Des tubes trépidants fourmillants d'invités
On entre dans cet album sur la pointe des pieds avec les notes délicates de la kora de "Manitoumani", sur lequel -M- dresse le portrait de son ami Toumani Diabaté, sans chanter mais en parlant doucement, avec une gravité bienveillante : "J'entends dans ta kora l'enfant qui part en guerre, j"entends dans ta kora ton coeur qui bat mon frère".Le rythme s'emballe dès le second titre, le single "Bal de Bamako", sur lequel souffle un irrésistible parfum de fête afro-disco. D'autres tubes potentiels ponctuent cet album, à commencer par "Solidarité", un appel à la fraternité à vocation internationale avec sa pleiade hallucinante d'invités (Nekfeu, Seu Jorge, Youssou N'Dour, Santigold, le contre-ténor Philippe Jarrousky, Ibrahim Maalouf, la chanteuse libanaise Hiba Tawaji etc). Mais aussi le trépidant et terriblement obsédant "L'âme au Mali", emmené par Amadou & Mariam et Jain.
Dans un registre plus doux, on retient les trois duos avec la diva malienne Fatoumata Diawara, très présente sur cet album : "Une âme", sur lequel -M- joue avec le concept du masculin et du féminin, "Toi Moi", inspiré d'un poème de la grand-mère de Matthieu, et "Cet Air", aux accent dub, un souvenir nostalgique d'un Paris et d'un Mali qui n'existent plus.

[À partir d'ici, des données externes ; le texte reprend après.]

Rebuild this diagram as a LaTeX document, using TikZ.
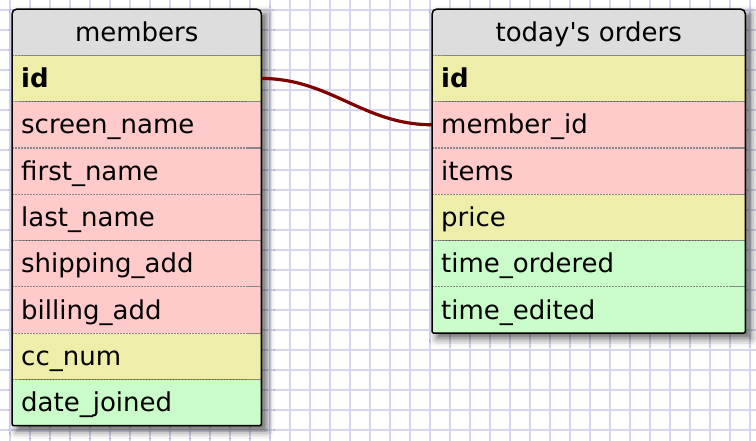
\documentclass[tikz,border=0pt]{standalone}
\usepackage{fontspec}
\setmainfont{DejaVu Sans}[Ligatures=TeXOff]
\usetikzlibrary{positioning,backgrounds,shadows.blur}
\definecolor{headcol}{RGB}{221,221,221}
\definecolor{numcol}{RGB}{238,238,170}
\definecolor{charcol}{RGB}{255,202,202}
\definecolor{datecol}{RGB}{202,252,202}
\definecolor{gridcol}{RGB}{214,214,242}
\definecolor{linkcol}{RGB}{128,0,0}
\definecolor{sepcol}{RGB}{136,136,136}

\begin{document}
\begin{tikzpicture}[%
    x=1pt, y=-1pt,              % one unit per pixel, y going down
    node distance=0pt,          % rows sit flush under each other
    every node/.style={font=\fontsize{26}{30}\selectfont},
    ]
\tikzset{
  field/.style={inner xsep=9pt, inner ysep=0pt, minimum height=45.9pt,
                text height=32pt, text depth=13.9pt, align=left},
  mfield/.style={field, text width=231pt},
  ofield/.style={field, text width=295pt},
  numf/.style={fill=numcol},
  charf/.style={fill=charcol},
  datef/.style={fill=datecol},
  keyf/.style={font=\fontsize{26}{30}\selectfont\bfseries},
  tabhead/.style={align=center, anchor=north west},
  border/.style={draw=black, line width=1.5pt},
  sepdots/.style={draw=sepcol, line width=1.2pt, dash pattern=on 1.5pt off 1.5pt},
  sepline/.style={draw=sepcol, line width=1.2pt},
  gridline/.style={draw=gridcol, line width=1.6pt},
  link/.style={draw=linkcol, line width=3.2pt},
  tabshadow/.style={blur shadow={shadow xshift=5pt, shadow yshift=-5pt,
                    shadow blur radius=8pt, shadow opacity=65}},
}
\useasboundingbox (0,0) rectangle (756,440);

% members table
\node [mfield, tabhead] (m-head) at (12,9) {members};
\node [mfield, numf, keyf, below=of m-head] (m-id) {id};
\node [mfield, charf, below=of m-id] (m-screen) {screen\_name};
\node [mfield, charf, below=of m-screen] (m-first) {first\_name};
\node [mfield, charf, below=of m-first] (m-last) {last\_name};
\node [mfield, charf, below=of m-last] (m-ship) {shipping\_add};
\node [mfield, charf, below=of m-ship] (m-bill) {billing\_add};
\node [mfield, numf, below=of m-bill] (m-cc) {cc\_num};
\node [mfield, datef, below=of m-cc] (m-date) {date\_joined};

% orders table
\node [ofield, tabhead] (o-head) at (432,9) {today's orders};
\node [ofield, numf, keyf, below=of o-head] (o-id) {id};
\node [ofield, charf, below=of o-id] (o-member) {member\_id};
\node [ofield, charf, below=of o-member] (o-items) {items};
\node [ofield, numf, below=of o-items] (o-price) {price};
\node [ofield, datef, below=of o-price] (o-ordered) {time\_ordered};
\node [ofield, datef, below=of o-ordered] (o-edited) {time\_edited};

\begin{scope}[on background layer]
  \draw [gridline, step=20pt, xshift=10pt, yshift=-10pt] (-20,-20) grid (760,460);
  \path [tabshadow] (m-head.north west) rectangle (m-date.south east);
  \path [tabshadow] (o-head.north west) rectangle (o-edited.south east);
  \fill [headcol] (m-head.south west) [rounded corners=5pt] -- (m-head.north west)
      -- (m-head.north east) [sharp corners] -- (m-head.south east) -- cycle;
  \fill [headcol] (o-head.south west) [rounded corners=5pt] -- (o-head.north west)
      -- (o-head.north east) [sharp corners] -- (o-head.south east) -- cycle;
\end{scope}

% dotted row separators, solid at the right end
\foreach \r in {m-head,m-id,m-screen,m-first,m-last,m-ship,m-bill,m-cc,
                o-head,o-id,o-member,o-items,o-price,o-ordered} {
  \draw [sepdots] (\r.south west) -- ([xshift=-15pt]\r.south east);
  \draw [sepline] ([xshift=-15pt]\r.south east) -- (\r.south east);
}

\draw [link] (m-id.east) to[out=0, in=180] (o-member.west);

\draw [border] (m-date.south west) [rounded corners=5pt] -- (m-head.north west)
    -- (m-head.north east) [rounded corners=2pt] -- (m-date.south east) -- cycle;
\draw [border] (o-edited.south west) [rounded corners=5pt] -- (o-head.north west)
    -- (o-head.north east) [rounded corners=2pt] -- (o-edited.south east) -- cycle;
\end{tikzpicture}
\end{document}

Opposer la joie à la peur et la danse à la douleur
Car malgré la joie et l'enchantement de ce disque, sourd constamment sous la surface quelque chose de douloureux, des allusions à la guerre, à la colère, une nostalgie. Même dans l'euphorie absolue de "Bal de Bamako" avec Oxmo Puccino, on se prend des balles. "Lamomali" a en effet été conçu au lendemain des attentats de Paris et de Bamako (celui du Radisson Blu, qui avait fait 22 morts le 20 novembre 2015, une semaine après ceux du 13 novembre à Paris)."Toi, qui que tu sois, je te suis bien plus proche qu'étranger" : cette phrase de ma grand-mère Andrée Chédid est au coeur de cet album", souligne -M-.
En janvier, à Bamako où la troupe présentait "Lamomali" sur scène lors d'une série de concerts en dépit de l'état d"urgence prolongé au Mali depuis les attentats, ils ont pu constater que le projet soulevait les foules.
Cet album c'est vraiment, sincèrement, une réponse au monde anxiogène dans lequel on vit", souligne Matthieu Chedid. "C'est une réponse très concrète, vibratoire. C'est sûr qu'à travers la kora, les rythmes et la joie de vivre, ce qu'on fait là est bénéfique. Déjà, nous, de la jouer cela nous fait un bien fou."
L'album se referme sur un titre apaisé, "Koman le Héros", mariage intime et libre de la kora de Toumani et de la guitare de Matthieu, dont les cordes intimement enlacées s'éteignent sous les joyeux piaillements d'un vol d'hirondelles. Une belle façon comme le chante -M- de "planter des flambeaux à la lisière des nuits".